The Digital Freedom Fund counted down to Human Rights Day 2020 with a series of short posts. Each post was written by a guest author and illustrates how the Universal Declaration of Human Rights applies in the digital age. The full series can be viewed here.

The right to life

UDHR Article 3

With a global public health emergency and so many human rights crises happening around the world right now, it is easy to overlook other pressing human rights threats on the horizon. One of these threats is the development of autonomous weapons systems, which, once activated, can select, attack, kill and wound humans, all without meaningful human control.

As our lives have stood still during the pandemic, the development of AI military technologies, including fully autonomous weapons, continued to race ahead. In a recent interview, the Head of the UK armed forces said that a military designed for the 2030s could include large numbers of autonomous or remotely controlled robot soldiers.

These rapidly developing weapons systems could not only change the nature of warfare. They also raises serious human rights concerns, undermining the right to life, enshrined in Article 3 of the UDHR, as well as human dignity. Fully autonomous weapons would delegate life and death decisions to machines, programs, and algorithms – crossing an ethical red line, contravening laws designed to protect civilians in warfare and policing operations, and destabilising global security.

Our personal data is also extremely valuable to the tech companies and governments that are quietly building increasingly autonomous weapons. Location data, image data, and our online activities may contribute to the development, production, and fine-tuning of algorithms powering fully autonomous weapons.

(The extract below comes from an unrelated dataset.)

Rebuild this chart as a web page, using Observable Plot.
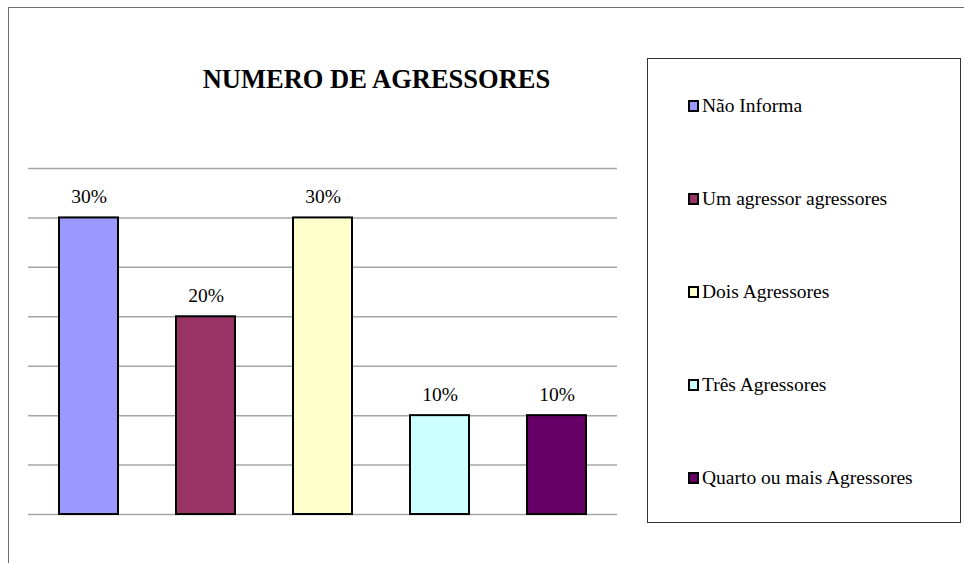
<!DOCTYPE html>
<html>
<head>
<meta charset="utf-8">
<script src="https://cdn.jsdelivr.net/npm/d3@7"></script>
<script src="https://cdn.jsdelivr.net/npm/@observablehq/plot@0.6"></script>
<style>
  html, body { margin: 0; padding: 0; background: #fff; }
  #wrap { position: relative; width: 964px; height: 563px; overflow: hidden; font-family: "Liberation Serif", "Times New Roman", serif; }
  #frame { position: absolute; left: 8px; top: 7px; width: 1000px; height: 1000px; border-left: 1.5px solid #6e6e6e; border-top: 1.5px solid #6e6e6e; }
  #chart { position: absolute; left: 0; top: 0; }
  #title { position: absolute; left: 0; width: 753px; top: 66px; text-align: center; font-weight: bold; font-size: 26.5px; line-height: 26px; color: #000; }
  #legend { position: absolute; left: 647px; top: 58px; width: 314px; height: 465px; box-sizing: border-box; border: 1.5px solid #333; background: #fff; }
  .item { position: absolute; left: 40px; font-size: 19.5px; line-height: 19px; white-space: nowrap; color: #000; }
  .sw { display: inline-block; width: 11px; height: 12px; box-sizing: border-box; border: 2px solid #000; margin-right: 3px; vertical-align: 0px; }
</style>
</head>
<body>
<div id="wrap">
  <div id="frame"></div>
  <div id="chart"></div>
  <div id="title"></div>
  <div id="legend"></div>
</div>
<script>
const title = "NUMERO DE AGRESSORES";
const categories = ["Não Informa", "Um agressor agressores", "Dois Agressores", "Três Agressores", "Quarto ou mais Agressores"];
const values = [30, 20, 30, 10, 10];
const colors = ["#9999FF", "#993366", "#FFFFCC", "#CCFFFF", "#660066"];
const gridTicks = [0, 5, 10, 15, 20, 25, 30, 35];
const valueLabels = values.map(v => v + "%");

const data = categories.map((c, i) => ({cat: c, value: values[i], label: valueLabels[i], color: colors[i]}));

const plot = Plot.plot({
  width: 964,
  height: 563,
  marginLeft: 28,
  marginRight: 347,
  marginTop: 168,
  marginBottom: 49,
  style: {fontFamily: "'Liberation Serif', 'Times New Roman', serif", fontSize: "19.5px", background: "transparent", color: "#000", overflow: "visible"},
  x: {domain: categories, paddingInner: 0.5, paddingOuter: 0.25, axis: null},
  y: {domain: [0, 35], axis: null},
  marks: [
    Plot.ruleY(gridTicks, {stroke: "#a6a6a6", strokeWidth: 1.5}),
    Plot.barY(data, {x: "cat", y: "value", fill: "color", stroke: "#000", strokeWidth: 2, inset: 0}),
    Plot.text(data, {x: "cat", y: "value", text: "label", lineAnchor: "bottom", dy: -15, fill: "#000"})
  ]
});
document.getElementById("chart").appendChild(plot);

document.getElementById("title").textContent = title;

const legend = document.getElementById("legend");
categories.forEach((c, i) => {
  const item = document.createElement("div");
  item.className = "item";
  item.style.top = (37 + i * 93) + "px";
  const sw = document.createElement("span");
  sw.className = "sw";
  sw.style.background = colors[i];
  item.appendChild(sw);
  item.appendChild(document.createTextNode(c));
  legend.appendChild(item);
});
</script>
</body>
</html>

Only recently, an investigation by Motherboard uncovered how the U.S. military is buying granular location data of people around the world, harvested from seemingly innocuous apps, such as a Muslim prayer and Quran app (with more than 98 million downloads worldwide), to support Special Operations Forces missions overseas. 

This is made all the more concerning in light of the US lethal drone programme, which has relied heavily on signals intelligence to locate and kill “targets”, with a disproportionate number of these targets being marginalised groups.

Surveillance and the invasion of our right to privacy may therefore be feeding into the very development of autonomous weapons. Protecting our digital rights today is therefore essential to guarding against tomorrow’s threats to our right to life.

Amnesty and partner NGOs in the Campaign to Stop Killer Robots continue to call on states to commence negotiations on a new treaty to pre-emptively ban fully autonomous weapons and retain meaningful control over the use of force.

Amnesty is convinced that a legally binding instrument is the only effective way to address the multiple legal, ethical and security risks posed by autonomous weapons systems. Not only is it achievable, it is a moral and legal imperative.

By Rasha Abdul Rahim, Co-Director (Acting) at Amnesty Tech.